> **What the exercise asks**
All lines in which the word "size" occurs are to be extracted.

> **Data section**
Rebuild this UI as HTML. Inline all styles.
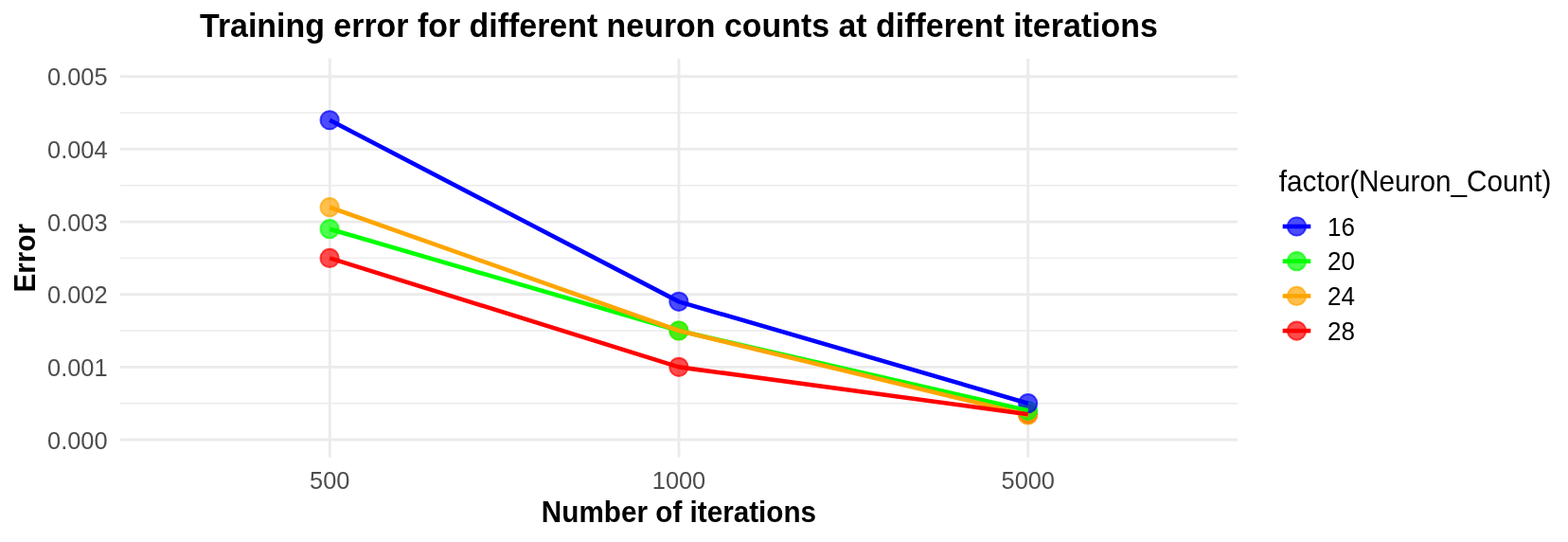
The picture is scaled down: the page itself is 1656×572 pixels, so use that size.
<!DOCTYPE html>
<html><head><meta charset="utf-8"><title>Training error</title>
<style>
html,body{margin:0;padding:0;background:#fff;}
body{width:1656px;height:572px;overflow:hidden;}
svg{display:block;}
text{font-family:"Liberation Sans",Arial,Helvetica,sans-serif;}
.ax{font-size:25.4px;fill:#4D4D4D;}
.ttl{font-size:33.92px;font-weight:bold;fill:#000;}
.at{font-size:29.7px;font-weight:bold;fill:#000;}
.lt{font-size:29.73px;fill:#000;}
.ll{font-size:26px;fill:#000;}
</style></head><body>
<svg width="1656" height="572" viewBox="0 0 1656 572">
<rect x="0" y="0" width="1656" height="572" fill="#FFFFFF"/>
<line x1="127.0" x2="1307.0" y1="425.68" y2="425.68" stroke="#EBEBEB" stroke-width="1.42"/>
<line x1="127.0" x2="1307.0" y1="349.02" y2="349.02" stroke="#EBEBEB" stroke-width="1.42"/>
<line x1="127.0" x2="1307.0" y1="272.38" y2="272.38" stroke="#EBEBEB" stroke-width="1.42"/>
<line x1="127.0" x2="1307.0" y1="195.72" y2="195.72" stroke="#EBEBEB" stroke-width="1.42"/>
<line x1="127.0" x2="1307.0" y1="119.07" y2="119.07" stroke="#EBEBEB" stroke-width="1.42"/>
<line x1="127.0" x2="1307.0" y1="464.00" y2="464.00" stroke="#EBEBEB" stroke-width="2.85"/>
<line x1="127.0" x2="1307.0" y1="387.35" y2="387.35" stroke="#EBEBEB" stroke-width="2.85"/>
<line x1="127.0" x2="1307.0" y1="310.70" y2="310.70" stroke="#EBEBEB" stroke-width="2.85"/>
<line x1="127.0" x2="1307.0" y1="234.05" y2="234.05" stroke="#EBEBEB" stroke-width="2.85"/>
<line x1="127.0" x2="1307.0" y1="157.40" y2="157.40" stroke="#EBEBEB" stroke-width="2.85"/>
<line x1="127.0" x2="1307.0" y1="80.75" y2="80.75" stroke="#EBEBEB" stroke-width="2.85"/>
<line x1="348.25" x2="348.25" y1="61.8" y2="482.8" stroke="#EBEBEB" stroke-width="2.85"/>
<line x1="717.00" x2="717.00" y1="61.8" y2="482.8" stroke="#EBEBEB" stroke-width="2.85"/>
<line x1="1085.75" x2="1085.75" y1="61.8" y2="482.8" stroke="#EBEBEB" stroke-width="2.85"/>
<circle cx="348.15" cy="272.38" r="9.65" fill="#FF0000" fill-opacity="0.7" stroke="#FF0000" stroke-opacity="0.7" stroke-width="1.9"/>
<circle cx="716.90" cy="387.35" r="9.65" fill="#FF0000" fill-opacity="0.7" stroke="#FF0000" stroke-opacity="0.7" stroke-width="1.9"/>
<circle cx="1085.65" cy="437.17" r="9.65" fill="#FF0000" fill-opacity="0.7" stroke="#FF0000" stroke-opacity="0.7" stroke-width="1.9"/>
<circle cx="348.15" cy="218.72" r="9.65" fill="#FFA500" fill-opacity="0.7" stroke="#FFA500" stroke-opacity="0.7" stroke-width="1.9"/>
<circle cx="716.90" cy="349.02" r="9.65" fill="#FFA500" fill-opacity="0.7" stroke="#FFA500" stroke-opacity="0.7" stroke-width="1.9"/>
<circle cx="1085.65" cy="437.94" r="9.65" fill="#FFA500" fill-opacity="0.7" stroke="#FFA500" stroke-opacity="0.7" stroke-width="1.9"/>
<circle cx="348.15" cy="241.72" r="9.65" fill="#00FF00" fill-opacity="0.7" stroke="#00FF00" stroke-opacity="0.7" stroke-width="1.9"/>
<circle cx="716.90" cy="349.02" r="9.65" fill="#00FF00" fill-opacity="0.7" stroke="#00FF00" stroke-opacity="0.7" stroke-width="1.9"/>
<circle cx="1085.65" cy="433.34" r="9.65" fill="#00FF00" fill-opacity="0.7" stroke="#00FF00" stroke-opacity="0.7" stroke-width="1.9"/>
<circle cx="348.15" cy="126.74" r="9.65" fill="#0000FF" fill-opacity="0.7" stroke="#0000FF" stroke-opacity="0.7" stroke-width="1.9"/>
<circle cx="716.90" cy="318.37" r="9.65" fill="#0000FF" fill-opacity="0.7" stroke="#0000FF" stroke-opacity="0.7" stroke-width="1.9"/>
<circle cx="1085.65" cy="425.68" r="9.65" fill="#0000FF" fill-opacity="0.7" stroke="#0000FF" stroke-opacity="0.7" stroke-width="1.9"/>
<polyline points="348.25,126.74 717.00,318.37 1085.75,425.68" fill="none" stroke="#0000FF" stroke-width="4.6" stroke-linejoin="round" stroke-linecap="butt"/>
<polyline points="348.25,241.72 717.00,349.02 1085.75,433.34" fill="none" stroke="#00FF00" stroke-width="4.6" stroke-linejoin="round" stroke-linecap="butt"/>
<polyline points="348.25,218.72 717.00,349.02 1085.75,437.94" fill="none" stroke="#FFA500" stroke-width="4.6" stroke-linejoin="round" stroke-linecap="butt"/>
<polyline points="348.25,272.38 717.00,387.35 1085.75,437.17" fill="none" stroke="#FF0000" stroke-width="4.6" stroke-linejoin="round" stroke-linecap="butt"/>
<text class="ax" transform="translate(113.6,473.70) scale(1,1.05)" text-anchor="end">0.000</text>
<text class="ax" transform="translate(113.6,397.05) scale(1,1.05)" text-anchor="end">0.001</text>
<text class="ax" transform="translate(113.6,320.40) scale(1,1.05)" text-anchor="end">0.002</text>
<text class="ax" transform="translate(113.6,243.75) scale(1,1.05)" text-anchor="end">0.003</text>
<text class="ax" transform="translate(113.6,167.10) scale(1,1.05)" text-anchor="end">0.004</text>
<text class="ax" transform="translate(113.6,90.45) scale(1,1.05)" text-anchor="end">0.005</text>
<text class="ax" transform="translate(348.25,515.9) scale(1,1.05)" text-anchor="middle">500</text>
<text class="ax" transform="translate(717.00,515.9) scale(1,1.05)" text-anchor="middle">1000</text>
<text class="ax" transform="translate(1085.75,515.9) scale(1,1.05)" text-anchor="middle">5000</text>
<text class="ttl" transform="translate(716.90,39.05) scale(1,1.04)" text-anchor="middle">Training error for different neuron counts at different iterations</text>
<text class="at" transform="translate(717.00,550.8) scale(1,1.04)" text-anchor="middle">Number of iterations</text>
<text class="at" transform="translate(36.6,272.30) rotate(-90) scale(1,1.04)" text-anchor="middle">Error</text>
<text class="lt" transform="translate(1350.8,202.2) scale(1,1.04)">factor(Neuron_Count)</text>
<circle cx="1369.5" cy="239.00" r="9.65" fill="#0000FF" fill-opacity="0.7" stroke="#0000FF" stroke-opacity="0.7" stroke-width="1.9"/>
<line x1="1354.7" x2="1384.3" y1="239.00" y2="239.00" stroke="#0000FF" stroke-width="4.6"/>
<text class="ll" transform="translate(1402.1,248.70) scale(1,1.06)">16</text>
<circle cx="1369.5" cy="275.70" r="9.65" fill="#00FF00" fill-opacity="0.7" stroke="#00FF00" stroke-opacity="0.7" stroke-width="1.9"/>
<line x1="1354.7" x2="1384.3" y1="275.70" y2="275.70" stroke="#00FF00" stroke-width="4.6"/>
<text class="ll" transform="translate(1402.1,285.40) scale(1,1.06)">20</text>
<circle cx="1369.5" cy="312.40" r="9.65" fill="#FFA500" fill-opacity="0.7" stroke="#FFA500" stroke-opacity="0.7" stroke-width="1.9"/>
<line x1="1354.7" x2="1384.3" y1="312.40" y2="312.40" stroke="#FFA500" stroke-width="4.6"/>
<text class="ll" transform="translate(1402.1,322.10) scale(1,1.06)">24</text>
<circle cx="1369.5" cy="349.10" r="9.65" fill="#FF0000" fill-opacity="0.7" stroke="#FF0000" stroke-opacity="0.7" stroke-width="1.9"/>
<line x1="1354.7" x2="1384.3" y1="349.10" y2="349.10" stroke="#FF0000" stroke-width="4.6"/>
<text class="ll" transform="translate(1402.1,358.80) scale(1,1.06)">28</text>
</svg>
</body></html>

> **Written solution**
The picture is scaled down: the page itself is 1656×572 pixels, so use that size.
.ax{font-size:25.4px;fill:#4D4D4D;}
.ttl{font-size:33.92px;font-weight:bold;fill:#000;}
.at{font-size:29.7px;font-weight:bold;fill:#000;}
.lt{font-size:29.73px;fill:#000;}
.ll{font-size:26px;fill:#000;}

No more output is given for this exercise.